TASK TO COMPLETE ->
Write out the material again word for word, dropping any images it holds.
+++ SOURCE DATA
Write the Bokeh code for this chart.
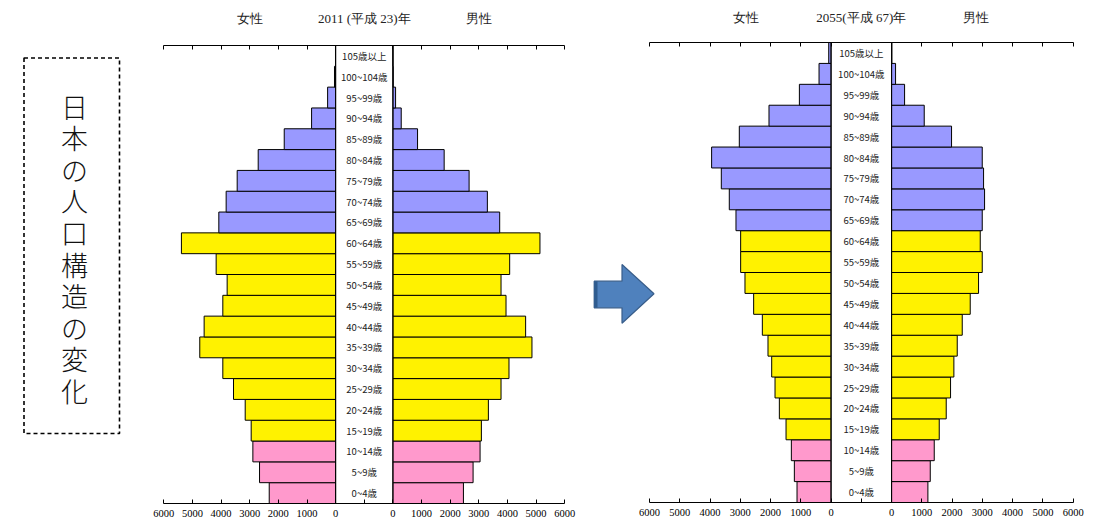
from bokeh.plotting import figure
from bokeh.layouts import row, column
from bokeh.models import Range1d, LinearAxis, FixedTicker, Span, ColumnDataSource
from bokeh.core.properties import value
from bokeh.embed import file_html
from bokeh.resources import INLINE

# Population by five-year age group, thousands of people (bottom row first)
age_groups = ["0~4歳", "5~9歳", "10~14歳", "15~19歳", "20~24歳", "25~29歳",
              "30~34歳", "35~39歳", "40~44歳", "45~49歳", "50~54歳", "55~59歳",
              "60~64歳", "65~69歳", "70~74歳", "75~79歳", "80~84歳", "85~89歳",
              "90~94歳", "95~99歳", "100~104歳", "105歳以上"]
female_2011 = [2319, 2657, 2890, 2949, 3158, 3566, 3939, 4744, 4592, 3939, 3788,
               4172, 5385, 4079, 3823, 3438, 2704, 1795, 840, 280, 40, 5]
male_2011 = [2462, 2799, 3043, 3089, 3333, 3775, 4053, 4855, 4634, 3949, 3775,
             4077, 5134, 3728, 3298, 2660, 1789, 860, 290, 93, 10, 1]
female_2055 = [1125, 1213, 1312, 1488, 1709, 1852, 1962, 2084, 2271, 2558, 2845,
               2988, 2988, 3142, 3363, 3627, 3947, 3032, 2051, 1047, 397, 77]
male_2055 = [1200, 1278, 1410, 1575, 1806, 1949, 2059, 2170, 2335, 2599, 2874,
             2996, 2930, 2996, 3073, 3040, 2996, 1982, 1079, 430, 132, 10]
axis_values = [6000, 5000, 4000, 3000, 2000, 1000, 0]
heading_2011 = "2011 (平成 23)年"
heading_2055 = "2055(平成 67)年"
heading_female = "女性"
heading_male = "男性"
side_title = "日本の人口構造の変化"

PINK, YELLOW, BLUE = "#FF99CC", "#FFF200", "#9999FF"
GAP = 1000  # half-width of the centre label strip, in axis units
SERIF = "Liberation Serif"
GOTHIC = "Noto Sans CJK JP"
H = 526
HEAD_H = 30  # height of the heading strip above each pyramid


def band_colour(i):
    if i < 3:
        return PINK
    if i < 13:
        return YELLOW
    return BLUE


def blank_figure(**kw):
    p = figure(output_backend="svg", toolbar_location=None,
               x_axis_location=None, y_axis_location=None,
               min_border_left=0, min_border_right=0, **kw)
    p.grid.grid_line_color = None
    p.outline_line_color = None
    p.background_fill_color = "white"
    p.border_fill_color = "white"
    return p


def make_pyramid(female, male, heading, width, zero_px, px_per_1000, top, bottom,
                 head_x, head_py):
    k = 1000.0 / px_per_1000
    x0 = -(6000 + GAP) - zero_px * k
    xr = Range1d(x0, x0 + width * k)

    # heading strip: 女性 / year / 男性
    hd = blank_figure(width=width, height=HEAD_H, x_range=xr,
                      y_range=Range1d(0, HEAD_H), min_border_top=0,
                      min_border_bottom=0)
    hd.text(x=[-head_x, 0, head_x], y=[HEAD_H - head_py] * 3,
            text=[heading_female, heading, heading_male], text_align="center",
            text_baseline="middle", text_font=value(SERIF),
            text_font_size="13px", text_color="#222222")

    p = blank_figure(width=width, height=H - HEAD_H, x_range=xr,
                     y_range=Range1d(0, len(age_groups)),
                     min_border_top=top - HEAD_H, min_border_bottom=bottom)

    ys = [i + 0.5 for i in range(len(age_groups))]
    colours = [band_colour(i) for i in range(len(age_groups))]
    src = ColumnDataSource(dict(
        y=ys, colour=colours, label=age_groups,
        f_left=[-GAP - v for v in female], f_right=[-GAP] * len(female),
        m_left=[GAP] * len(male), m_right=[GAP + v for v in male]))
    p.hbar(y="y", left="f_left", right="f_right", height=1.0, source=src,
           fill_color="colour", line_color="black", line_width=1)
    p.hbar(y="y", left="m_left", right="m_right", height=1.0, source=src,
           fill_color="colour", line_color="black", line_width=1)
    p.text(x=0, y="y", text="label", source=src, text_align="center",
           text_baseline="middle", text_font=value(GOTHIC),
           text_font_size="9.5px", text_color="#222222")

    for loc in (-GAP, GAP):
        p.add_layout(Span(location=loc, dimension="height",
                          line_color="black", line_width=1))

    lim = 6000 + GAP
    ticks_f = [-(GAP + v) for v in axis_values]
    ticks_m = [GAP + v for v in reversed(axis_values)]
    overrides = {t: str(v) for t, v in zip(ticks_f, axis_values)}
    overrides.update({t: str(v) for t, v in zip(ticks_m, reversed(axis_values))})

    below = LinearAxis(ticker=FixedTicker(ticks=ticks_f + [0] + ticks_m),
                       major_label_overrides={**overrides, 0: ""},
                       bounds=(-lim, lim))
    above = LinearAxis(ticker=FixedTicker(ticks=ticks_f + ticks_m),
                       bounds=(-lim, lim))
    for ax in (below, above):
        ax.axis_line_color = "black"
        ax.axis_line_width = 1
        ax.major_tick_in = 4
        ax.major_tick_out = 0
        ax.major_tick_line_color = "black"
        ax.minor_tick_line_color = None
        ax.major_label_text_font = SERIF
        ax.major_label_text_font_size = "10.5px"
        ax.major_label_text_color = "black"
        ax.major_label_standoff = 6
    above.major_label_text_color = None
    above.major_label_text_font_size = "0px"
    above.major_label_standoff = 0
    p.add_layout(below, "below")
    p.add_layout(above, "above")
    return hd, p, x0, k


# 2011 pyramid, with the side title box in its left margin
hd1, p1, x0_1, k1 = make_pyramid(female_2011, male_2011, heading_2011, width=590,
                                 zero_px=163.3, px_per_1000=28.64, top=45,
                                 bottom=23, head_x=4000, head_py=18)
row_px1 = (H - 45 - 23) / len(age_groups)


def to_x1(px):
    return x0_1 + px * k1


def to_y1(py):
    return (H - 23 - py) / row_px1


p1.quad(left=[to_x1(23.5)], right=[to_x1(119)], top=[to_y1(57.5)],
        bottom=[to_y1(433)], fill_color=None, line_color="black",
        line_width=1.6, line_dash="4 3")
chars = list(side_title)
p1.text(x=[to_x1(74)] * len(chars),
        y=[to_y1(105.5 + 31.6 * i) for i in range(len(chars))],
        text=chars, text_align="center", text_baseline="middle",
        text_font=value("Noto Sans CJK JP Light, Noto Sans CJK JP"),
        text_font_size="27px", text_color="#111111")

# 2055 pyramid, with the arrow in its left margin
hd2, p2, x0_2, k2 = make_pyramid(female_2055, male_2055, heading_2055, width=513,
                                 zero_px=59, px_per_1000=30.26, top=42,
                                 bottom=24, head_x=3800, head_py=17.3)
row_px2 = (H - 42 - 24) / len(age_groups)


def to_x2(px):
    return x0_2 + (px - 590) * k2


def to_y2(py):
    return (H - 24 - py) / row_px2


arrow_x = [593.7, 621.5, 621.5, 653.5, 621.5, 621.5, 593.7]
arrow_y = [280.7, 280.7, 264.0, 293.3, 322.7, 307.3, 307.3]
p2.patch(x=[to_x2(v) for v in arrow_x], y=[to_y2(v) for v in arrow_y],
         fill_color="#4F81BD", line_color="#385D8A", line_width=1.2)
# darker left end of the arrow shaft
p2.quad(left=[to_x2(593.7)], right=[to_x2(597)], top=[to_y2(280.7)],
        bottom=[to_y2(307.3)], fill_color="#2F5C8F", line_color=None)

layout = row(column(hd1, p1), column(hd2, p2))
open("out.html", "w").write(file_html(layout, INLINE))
++++++
RESULT BELOW ->
Write the Bokeh code for this chart.
from bokeh.plotting import figure
from bokeh.layouts import row, column
from bokeh.models import Range1d, LinearAxis, FixedTicker, Span, ColumnDataSource
from bokeh.core.properties import value
from bokeh.embed import file_html
from bokeh.resources import INLINE

# Population by five-year age group, thousands of people (bottom row first)
age_groups = ["0~4歳", "5~9歳", "10~14歳", "15~19歳", "20~24歳", "25~29歳",
              "30~34歳", "35~39歳", "40~44歳", "45~49歳", "50~54歳", "55~59歳",
              "60~64歳", "65~69歳", "70~74歳", "75~79歳", "80~84歳", "85~89歳",
              "90~94歳", "95~99歳", "100~104歳", "105歳以上"]
female_2011 = [2319, 2657, 2890, 2949, 3158, 3566, 3939, 4744, 4592, 3939, 3788,
               4172, 5385, 4079, 3823, 3438, 2704, 1795, 840, 280, 40, 5]
male_2011 = [2462, 2799, 3043, 3089, 3333, 3775, 4053, 4855, 4634, 3949, 3775,
             4077, 5134, 3728, 3298, 2660, 1789, 860, 290, 93, 10, 1]
female_2055 = [1125, 1213, 1312, 1488, 1709, 1852, 1962, 2084, 2271, 2558, 2845,
               2988, 2988, 3142, 3363, 3627, 3947, 3032, 2051, 1047, 397, 77]
male_2055 = [1200, 1278, 1410, 1575, 1806, 1949, 2059, 2170, 2335, 2599, 2874,
             2996, 2930, 2996, 3073, 3040, 2996, 1982, 1079, 430, 132, 10]
axis_values = [6000, 5000, 4000, 3000, 2000, 1000, 0]
heading_2011 = "2011 (平成 23)年"
heading_2055 = "2055(平成 67)年"
heading_female = "女性"
heading_male = "男性"
side_title = "日本の人口構造の変化"

PINK, YELLOW, BLUE = "#FF99CC", "#FFF200", "#9999FF"
GAP = 1000  # half-width of the centre label strip, in axis units
SERIF = "Liberation Serif"
GOTHIC = "Noto Sans CJK JP"
H = 526
HEAD_H = 30  # height of the heading strip above each pyramid


def band_colour(i):
    if i < 3:
        return PINK
    if i < 13:
        return YELLOW
    return BLUE


def blank_figure(**kw):
    p = figure(output_backend="svg", toolbar_location=None,
               x_axis_location=None, y_axis_location=None,
               min_border_left=0, min_border_right=0, **kw)
    p.grid.grid_line_color = None
    p.outline_line_color = None
    p.background_fill_color = "white"
    p.border_fill_color = "white"
    return p


def make_pyramid(female, male, heading, width, zero_px, px_per_1000, top, bottom,
                 head_x, head_py):
    k = 1000.0 / px_per_1000
    x0 = -(6000 + GAP) - zero_px * k
    xr = Range1d(x0, x0 + width * k)

    # heading strip: 女性 / year / 男性
    hd = blank_figure(width=width, height=HEAD_H, x_range=xr,
                      y_range=Range1d(0, HEAD_H), min_border_top=0,
                      min_border_bottom=0)
    hd.text(x=[-head_x, 0, head_x], y=[HEAD_H - head_py] * 3,
            text=[heading_female, heading, heading_male], text_align="center",
            text_baseline="middle", text_font=value(SERIF),
            text_font_size="13px", text_color="#222222")

    p = blank_figure(width=width, height=H - HEAD_H, x_range=xr,
                     y_range=Range1d(0, len(age_groups)),
                     min_border_top=top - HEAD_H, min_border_bottom=bottom)

    ys = [i + 0.5 for i in range(len(age_groups))]
    colours = [band_colour(i) for i in range(len(age_groups))]
    src = ColumnDataSource(dict(
        y=ys, colour=colours, label=age_groups,
        f_left=[-GAP - v for v in female], f_right=[-GAP] * len(female),
        m_left=[GAP] * len(male), m_right=[GAP + v for v in male]))
    p.hbar(y="y", left="f_left", right="f_right", height=1.0, source=src,
           fill_color="colour", line_color="black", line_width=1)
    p.hbar(y="y", left="m_left", right="m_right", height=1.0, source=src,
           fill_color="colour", line_color="black", line_width=1)
    p.text(x=0, y="y", text="label", source=src, text_align="center",
           text_baseline="middle", text_font=value(GOTHIC),
           text_font_size="9.5px", text_color="#222222")

    for loc in (-GAP, GAP):
        p.add_layout(Span(location=loc, dimension="height",
                          line_color="black", line_width=1))

    lim = 6000 + GAP
    ticks_f = [-(GAP + v) for v in axis_values]
    ticks_m = [GAP + v for v in reversed(axis_values)]
    overrides = {t: str(v) for t, v in zip(ticks_f, axis_values)}
    overrides.update({t: str(v) for t, v in zip(ticks_m, reversed(axis_values))})

    below = LinearAxis(ticker=FixedTicker(ticks=ticks_f + [0] + ticks_m),
                       major_label_overrides={**overrides, 0: ""},
                       bounds=(-lim, lim))
    above = LinearAxis(ticker=FixedTicker(ticks=ticks_f + ticks_m),
                       bounds=(-lim, lim))
    for ax in (below, above):
        ax.axis_line_color = "black"
        ax.axis_line_width = 1
        ax.major_tick_in = 4
        ax.major_tick_out = 0
        ax.major_tick_line_color = "black"
        ax.minor_tick_line_color = None
        ax.major_label_text_font = SERIF
        ax.major_label_text_font_size = "10.5px"
        ax.major_label_text_color = "black"
        ax.major_label_standoff = 6
    above.major_label_text_color = None
    above.major_label_text_font_size = "0px"
    above.major_label_standoff = 0
    p.add_layout(below, "below")
    p.add_layout(above, "above")
    return hd, p, x0, k


# 2011 pyramid, with the side title box in its left margin
hd1, p1, x0_1, k1 = make_pyramid(female_2011, male_2011, heading_2011, width=590,
                                 zero_px=163.3, px_per_1000=28.64, top=45,
                                 bottom=23, head_x=4000, head_py=18)
row_px1 = (H - 45 - 23) / len(age_groups)


def to_x1(px):
    return x0_1 + px * k1


def to_y1(py):
    return (H - 23 - py) / row_px1


p1.quad(left=[to_x1(23.5)], right=[to_x1(119)], top=[to_y1(57.5)],
        bottom=[to_y1(433)], fill_color=None, line_color="black",
        line_width=1.6, line_dash="4 3")
chars = list(side_title)
p1.text(x=[to_x1(74)] * len(chars),
        y=[to_y1(105.5 + 31.6 * i) for i in range(len(chars))],
        text=chars, text_align="center", text_baseline="middle",
        text_font=value("Noto Sans CJK JP Light, Noto Sans CJK JP"),
        text_font_size="27px", text_color="#111111")

# 2055 pyramid, with the arrow in its left margin
hd2, p2, x0_2, k2 = make_pyramid(female_2055, male_2055, heading_2055, width=513,
                                 zero_px=59, px_per_1000=30.26, top=42,
                                 bottom=24, head_x=3800, head_py=17.3)
row_px2 = (H - 42 - 24) / len(age_groups)


def to_x2(px):
    return x0_2 + (px - 590) * k2


def to_y2(py):
    return (H - 24 - py) / row_px2


arrow_x = [593.7, 621.5, 621.5, 653.5, 621.5, 621.5, 593.7]
arrow_y = [280.7, 280.7, 264.0, 293.3, 322.7, 307.3, 307.3]
p2.patch(x=[to_x2(v) for v in arrow_x], y=[to_y2(v) for v in arrow_y],
         fill_color="#4F81BD", line_color="#385D8A", line_width=1.2)
# darker left end of the arrow shaft
p2.quad(left=[to_x2(593.7)], right=[to_x2(597)], top=[to_y2(280.7)],
        bottom=[to_y2(307.3)], fill_color="#2F5C8F", line_color=None)

layout = row(column(hd1, p1), column(hd2, p2))
open("out.html", "w").write(file_html(layout, INLINE))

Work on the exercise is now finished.